## STATED TASK
Identify, in the records below, every line where the string "this" appears, and copy each such line.

## MATERIAL SHOWN
^^^^^^^^^^^^^^^^
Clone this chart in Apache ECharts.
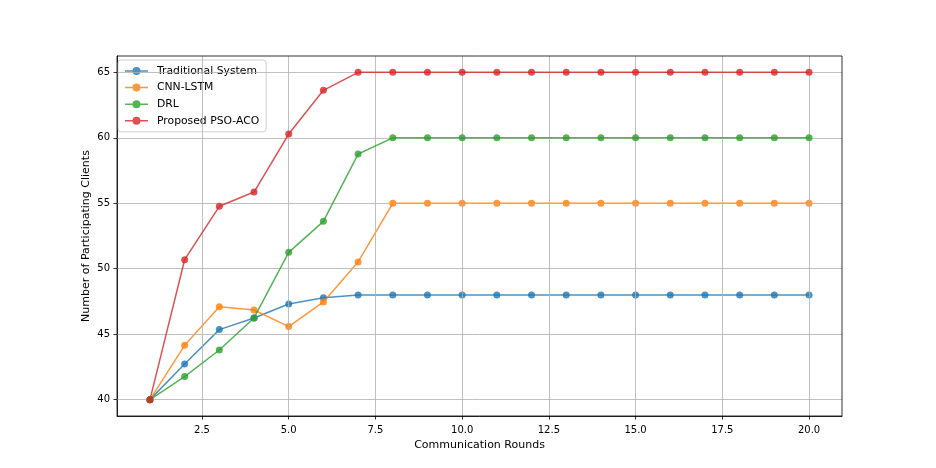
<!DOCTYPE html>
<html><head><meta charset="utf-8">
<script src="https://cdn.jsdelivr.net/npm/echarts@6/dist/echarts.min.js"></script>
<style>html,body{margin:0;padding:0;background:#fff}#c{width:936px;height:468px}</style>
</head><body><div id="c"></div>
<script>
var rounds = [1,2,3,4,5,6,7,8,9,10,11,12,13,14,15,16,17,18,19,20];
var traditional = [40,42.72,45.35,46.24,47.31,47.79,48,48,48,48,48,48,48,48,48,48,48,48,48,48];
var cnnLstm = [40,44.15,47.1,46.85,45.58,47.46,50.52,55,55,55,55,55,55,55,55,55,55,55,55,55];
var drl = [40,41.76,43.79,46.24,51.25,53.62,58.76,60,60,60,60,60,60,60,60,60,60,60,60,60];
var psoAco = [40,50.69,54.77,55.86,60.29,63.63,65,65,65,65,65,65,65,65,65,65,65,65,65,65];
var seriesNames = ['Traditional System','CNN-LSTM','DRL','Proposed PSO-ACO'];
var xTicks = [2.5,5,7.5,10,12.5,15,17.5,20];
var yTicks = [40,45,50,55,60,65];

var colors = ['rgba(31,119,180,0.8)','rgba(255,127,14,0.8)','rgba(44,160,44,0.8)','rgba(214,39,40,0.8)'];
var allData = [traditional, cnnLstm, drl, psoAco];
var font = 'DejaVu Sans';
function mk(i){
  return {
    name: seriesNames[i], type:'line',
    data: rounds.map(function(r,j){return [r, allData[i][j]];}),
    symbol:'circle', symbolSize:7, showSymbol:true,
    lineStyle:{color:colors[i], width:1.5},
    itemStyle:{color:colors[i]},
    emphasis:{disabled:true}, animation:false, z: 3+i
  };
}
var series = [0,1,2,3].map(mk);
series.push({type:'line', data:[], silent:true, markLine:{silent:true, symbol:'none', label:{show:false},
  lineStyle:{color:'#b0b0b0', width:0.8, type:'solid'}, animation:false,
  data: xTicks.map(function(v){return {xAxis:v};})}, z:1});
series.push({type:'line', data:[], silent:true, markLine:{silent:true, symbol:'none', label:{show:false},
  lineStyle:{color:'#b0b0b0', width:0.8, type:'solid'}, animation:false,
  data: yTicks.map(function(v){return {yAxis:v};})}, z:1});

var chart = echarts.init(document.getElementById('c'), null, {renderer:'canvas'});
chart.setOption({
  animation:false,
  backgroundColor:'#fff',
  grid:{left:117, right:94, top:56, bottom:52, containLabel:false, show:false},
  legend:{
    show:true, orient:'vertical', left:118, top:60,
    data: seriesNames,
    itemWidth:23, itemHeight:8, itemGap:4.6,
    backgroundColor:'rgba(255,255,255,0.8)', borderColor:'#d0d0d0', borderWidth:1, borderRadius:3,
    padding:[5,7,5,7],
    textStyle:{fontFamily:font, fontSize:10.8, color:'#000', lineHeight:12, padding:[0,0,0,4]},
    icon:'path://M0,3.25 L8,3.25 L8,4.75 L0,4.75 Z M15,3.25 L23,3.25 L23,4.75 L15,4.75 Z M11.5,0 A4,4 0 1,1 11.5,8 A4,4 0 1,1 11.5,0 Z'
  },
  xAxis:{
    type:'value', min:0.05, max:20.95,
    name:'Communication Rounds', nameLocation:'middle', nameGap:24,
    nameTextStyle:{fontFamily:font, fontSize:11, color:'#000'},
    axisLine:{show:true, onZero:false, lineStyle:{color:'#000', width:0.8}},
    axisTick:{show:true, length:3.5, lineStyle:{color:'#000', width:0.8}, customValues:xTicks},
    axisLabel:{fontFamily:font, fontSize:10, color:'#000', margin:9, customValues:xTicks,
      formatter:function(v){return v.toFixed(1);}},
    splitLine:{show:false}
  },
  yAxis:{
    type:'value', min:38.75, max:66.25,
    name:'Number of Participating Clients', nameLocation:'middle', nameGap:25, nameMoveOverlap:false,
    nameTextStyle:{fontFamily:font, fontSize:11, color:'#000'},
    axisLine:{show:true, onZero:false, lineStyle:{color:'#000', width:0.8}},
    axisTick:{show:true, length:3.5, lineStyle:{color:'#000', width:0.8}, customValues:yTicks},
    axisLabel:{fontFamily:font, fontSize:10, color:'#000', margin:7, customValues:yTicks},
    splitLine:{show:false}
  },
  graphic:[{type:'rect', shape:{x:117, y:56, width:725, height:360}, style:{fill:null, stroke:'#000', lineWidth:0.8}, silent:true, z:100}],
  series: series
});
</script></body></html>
^^^^^^^^^^^^^^^^
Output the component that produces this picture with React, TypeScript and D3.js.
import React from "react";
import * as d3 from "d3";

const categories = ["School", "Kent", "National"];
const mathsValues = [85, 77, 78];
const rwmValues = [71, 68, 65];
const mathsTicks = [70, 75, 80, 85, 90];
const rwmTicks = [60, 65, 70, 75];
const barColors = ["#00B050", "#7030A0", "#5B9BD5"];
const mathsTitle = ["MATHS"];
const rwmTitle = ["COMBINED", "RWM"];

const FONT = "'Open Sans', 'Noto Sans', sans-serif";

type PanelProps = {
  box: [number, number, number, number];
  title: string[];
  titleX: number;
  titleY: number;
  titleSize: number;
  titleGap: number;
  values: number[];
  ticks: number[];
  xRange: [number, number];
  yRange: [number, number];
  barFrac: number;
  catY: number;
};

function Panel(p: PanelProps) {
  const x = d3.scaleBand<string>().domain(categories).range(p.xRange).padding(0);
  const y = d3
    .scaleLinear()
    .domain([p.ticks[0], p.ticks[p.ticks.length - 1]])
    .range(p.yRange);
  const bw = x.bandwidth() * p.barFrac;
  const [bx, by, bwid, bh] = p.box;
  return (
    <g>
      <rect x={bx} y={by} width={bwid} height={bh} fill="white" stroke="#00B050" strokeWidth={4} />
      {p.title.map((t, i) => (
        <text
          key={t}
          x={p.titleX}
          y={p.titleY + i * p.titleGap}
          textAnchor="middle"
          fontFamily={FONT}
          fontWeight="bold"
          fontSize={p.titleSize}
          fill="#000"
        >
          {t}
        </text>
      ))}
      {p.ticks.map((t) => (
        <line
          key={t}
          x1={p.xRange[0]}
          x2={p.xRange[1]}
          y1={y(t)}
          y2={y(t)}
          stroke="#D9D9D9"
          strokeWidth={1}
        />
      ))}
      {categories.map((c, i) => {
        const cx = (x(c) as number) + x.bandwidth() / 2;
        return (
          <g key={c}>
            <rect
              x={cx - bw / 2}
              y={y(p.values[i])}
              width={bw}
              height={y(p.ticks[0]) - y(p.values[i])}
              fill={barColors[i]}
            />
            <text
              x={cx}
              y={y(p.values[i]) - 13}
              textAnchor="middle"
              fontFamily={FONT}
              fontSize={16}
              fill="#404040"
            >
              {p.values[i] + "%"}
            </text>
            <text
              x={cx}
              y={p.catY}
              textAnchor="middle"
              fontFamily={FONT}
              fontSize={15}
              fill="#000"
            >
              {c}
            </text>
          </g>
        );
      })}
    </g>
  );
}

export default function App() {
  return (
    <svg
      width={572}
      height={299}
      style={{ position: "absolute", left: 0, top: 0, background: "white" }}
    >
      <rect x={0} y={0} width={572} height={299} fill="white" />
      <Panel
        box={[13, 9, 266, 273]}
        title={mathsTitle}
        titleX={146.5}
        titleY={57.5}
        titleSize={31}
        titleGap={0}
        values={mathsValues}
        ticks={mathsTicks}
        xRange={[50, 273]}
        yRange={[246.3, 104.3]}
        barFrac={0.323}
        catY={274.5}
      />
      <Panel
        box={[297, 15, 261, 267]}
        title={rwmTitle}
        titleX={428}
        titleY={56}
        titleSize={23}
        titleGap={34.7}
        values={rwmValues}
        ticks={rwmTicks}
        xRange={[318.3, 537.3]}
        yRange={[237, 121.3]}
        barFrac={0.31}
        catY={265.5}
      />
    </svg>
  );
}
^^^^^^^^^^^^^^^^
## COMPLETE OUTPUT
Clone this chart in Apache ECharts.
Output the component that produces this picture with React, TypeScript and D3.js.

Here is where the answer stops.